Aim of the task: Begin with the line containing "Reproduce this chart" and end with the line containing "from matplotlib.lines import Line2D"; set down that block verbatim and nothing else.

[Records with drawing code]
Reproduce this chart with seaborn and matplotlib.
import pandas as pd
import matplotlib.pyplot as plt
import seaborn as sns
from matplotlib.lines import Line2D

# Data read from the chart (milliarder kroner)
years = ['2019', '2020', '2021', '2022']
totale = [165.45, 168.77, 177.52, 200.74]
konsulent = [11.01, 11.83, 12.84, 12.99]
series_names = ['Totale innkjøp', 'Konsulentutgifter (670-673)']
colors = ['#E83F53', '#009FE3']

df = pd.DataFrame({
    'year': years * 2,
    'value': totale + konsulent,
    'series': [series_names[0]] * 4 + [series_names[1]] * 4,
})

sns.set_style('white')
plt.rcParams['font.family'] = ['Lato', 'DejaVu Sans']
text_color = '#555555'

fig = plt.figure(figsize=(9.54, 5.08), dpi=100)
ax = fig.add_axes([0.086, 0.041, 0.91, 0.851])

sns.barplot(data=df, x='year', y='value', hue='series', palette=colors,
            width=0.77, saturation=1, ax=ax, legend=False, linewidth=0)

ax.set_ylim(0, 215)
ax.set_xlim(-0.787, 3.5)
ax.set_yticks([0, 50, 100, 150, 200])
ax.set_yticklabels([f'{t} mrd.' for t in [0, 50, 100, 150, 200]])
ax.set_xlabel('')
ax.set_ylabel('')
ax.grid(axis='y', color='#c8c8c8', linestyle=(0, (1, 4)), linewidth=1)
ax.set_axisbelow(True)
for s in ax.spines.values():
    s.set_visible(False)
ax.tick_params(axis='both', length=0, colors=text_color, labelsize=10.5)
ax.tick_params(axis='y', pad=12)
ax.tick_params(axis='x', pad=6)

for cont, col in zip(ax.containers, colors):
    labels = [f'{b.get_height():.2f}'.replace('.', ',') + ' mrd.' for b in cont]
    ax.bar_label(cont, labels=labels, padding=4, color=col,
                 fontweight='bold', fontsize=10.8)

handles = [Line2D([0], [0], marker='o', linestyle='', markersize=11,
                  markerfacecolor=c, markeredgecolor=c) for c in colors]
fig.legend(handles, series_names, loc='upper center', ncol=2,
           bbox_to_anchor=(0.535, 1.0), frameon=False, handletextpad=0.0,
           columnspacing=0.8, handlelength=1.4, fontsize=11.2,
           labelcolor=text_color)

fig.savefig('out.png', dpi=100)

--

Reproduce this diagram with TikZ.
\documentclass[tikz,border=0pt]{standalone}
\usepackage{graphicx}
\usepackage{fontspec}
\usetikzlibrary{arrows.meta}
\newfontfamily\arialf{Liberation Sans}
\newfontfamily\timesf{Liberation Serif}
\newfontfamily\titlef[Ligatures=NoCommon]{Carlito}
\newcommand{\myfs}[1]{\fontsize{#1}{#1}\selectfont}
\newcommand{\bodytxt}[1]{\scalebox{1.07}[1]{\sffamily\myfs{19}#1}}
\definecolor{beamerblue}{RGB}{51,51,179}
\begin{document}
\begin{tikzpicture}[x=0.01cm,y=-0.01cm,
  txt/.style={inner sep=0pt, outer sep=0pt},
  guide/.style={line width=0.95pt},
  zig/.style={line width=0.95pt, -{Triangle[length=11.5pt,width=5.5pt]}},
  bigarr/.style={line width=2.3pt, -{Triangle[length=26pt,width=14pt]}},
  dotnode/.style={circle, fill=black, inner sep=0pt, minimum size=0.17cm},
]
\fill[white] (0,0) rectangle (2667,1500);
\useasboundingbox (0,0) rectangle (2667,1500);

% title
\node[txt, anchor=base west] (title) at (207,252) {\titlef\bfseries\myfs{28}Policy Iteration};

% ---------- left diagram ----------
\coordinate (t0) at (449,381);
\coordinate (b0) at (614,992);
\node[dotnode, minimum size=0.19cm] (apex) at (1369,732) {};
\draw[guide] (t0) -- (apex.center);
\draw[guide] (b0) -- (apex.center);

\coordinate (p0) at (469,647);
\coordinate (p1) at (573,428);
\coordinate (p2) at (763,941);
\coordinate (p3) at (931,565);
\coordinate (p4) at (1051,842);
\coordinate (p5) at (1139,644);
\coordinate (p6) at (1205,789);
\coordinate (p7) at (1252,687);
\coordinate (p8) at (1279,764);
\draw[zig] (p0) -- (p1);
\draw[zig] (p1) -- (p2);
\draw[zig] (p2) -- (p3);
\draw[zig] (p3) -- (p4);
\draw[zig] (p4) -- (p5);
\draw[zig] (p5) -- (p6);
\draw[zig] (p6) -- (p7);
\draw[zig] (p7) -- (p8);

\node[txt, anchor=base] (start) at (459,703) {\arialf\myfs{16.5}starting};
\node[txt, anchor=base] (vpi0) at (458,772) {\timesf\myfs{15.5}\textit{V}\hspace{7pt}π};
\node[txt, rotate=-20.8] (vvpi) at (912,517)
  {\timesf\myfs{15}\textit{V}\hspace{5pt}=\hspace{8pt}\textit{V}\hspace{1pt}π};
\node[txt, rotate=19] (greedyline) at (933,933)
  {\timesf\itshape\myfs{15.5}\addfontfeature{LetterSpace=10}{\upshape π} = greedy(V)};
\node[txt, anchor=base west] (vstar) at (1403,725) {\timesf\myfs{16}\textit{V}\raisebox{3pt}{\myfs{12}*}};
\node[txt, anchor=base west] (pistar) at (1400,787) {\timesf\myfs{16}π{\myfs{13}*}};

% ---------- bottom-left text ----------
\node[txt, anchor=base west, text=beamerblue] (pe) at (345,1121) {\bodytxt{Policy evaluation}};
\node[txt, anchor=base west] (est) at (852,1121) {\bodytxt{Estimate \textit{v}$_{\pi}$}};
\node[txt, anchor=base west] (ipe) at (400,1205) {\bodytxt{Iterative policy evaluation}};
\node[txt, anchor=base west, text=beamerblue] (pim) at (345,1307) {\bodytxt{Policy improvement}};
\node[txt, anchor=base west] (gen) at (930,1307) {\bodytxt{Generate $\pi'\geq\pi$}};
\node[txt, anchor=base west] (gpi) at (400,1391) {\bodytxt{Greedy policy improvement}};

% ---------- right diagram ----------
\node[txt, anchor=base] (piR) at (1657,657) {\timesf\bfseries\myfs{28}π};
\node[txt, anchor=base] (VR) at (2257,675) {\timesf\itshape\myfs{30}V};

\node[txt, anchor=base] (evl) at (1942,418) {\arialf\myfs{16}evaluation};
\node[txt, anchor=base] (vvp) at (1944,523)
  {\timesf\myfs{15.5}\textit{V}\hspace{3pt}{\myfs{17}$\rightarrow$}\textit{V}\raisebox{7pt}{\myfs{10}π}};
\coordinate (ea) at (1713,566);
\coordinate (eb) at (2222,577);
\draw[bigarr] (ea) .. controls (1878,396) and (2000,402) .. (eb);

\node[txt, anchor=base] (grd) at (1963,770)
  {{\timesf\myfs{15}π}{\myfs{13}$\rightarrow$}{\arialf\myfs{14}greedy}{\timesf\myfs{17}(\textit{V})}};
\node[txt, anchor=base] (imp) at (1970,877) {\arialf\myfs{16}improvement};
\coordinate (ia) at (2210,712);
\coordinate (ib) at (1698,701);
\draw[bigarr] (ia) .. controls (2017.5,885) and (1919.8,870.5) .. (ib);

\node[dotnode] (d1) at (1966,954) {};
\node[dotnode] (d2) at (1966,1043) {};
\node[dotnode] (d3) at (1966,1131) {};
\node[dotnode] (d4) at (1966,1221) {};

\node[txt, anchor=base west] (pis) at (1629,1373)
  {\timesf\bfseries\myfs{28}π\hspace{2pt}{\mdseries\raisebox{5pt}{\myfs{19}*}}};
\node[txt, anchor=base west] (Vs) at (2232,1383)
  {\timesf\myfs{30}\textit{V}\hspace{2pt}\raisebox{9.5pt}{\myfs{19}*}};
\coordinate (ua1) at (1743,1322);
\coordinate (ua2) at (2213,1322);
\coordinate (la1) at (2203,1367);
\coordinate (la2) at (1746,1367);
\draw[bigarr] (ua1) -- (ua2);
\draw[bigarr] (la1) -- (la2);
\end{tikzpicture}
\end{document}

==

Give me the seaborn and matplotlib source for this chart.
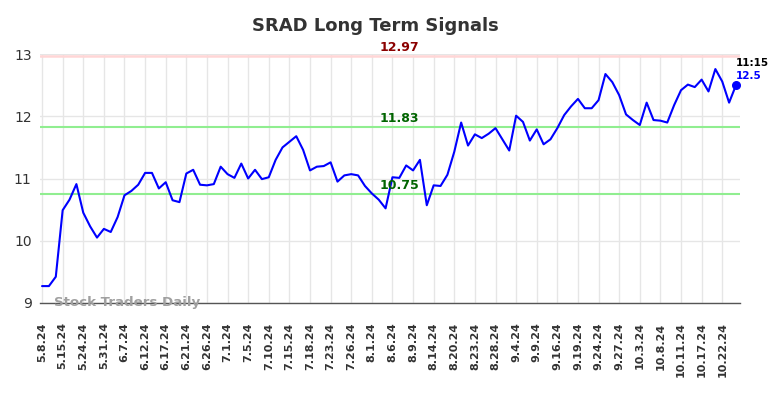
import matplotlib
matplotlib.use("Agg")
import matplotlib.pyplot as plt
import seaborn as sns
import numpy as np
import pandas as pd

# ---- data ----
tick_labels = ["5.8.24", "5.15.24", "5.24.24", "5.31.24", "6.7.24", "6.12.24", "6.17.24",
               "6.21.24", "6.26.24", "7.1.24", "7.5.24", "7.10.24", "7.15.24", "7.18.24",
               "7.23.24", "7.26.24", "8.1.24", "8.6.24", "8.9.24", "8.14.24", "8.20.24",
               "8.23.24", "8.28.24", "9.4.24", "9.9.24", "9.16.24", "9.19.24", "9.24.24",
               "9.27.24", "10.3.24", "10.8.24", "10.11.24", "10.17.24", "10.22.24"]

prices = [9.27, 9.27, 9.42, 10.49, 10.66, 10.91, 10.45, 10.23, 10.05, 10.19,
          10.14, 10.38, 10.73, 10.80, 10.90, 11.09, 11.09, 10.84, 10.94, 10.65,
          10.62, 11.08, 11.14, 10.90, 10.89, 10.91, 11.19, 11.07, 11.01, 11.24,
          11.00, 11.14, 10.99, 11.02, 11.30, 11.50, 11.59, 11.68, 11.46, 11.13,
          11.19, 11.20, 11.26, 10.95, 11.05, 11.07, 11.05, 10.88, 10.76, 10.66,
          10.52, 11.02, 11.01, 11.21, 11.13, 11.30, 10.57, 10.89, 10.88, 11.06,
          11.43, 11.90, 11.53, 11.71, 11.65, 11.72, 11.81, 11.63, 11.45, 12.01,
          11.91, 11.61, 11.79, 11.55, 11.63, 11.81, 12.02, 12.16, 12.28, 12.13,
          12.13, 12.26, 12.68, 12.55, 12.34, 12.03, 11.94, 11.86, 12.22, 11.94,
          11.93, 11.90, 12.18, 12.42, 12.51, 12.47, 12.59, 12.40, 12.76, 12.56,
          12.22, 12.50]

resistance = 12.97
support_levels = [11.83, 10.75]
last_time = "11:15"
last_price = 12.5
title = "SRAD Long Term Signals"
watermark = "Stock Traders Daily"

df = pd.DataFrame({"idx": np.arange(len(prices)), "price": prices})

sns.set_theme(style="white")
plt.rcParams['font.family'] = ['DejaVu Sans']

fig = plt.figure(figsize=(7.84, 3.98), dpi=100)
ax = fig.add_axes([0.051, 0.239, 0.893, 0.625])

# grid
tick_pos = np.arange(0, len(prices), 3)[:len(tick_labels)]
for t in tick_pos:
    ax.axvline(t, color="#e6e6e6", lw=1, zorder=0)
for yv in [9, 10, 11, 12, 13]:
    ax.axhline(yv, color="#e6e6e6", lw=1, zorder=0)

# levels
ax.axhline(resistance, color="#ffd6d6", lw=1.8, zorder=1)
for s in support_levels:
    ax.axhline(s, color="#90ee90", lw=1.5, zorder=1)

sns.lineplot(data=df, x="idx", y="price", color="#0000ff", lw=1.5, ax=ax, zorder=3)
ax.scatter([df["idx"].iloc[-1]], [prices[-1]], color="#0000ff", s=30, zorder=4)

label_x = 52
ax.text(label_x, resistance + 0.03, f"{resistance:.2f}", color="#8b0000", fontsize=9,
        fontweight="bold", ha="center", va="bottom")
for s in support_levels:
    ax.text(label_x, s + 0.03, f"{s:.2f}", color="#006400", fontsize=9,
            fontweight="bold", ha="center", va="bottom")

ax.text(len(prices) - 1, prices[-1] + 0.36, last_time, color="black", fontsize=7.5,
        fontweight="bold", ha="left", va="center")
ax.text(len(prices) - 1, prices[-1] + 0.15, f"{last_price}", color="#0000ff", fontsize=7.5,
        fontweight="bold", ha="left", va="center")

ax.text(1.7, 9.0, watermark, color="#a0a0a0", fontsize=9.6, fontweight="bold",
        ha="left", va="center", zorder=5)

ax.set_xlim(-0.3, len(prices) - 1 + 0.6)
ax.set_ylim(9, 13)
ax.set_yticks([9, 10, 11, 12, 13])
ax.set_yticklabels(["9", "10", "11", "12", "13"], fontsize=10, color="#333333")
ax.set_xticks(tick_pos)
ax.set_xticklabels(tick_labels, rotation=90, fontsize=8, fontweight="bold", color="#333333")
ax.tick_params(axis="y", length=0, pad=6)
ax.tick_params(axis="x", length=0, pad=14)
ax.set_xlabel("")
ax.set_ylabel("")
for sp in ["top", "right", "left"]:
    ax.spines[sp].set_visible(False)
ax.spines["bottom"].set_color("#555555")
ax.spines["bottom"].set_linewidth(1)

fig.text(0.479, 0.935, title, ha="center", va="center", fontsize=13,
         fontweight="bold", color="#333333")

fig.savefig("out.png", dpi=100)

Answer in full:
Reproduce this chart with seaborn and matplotlib.
import pandas as pd
import matplotlib.pyplot as plt
import seaborn as sns
from matplotlib.lines import Line2D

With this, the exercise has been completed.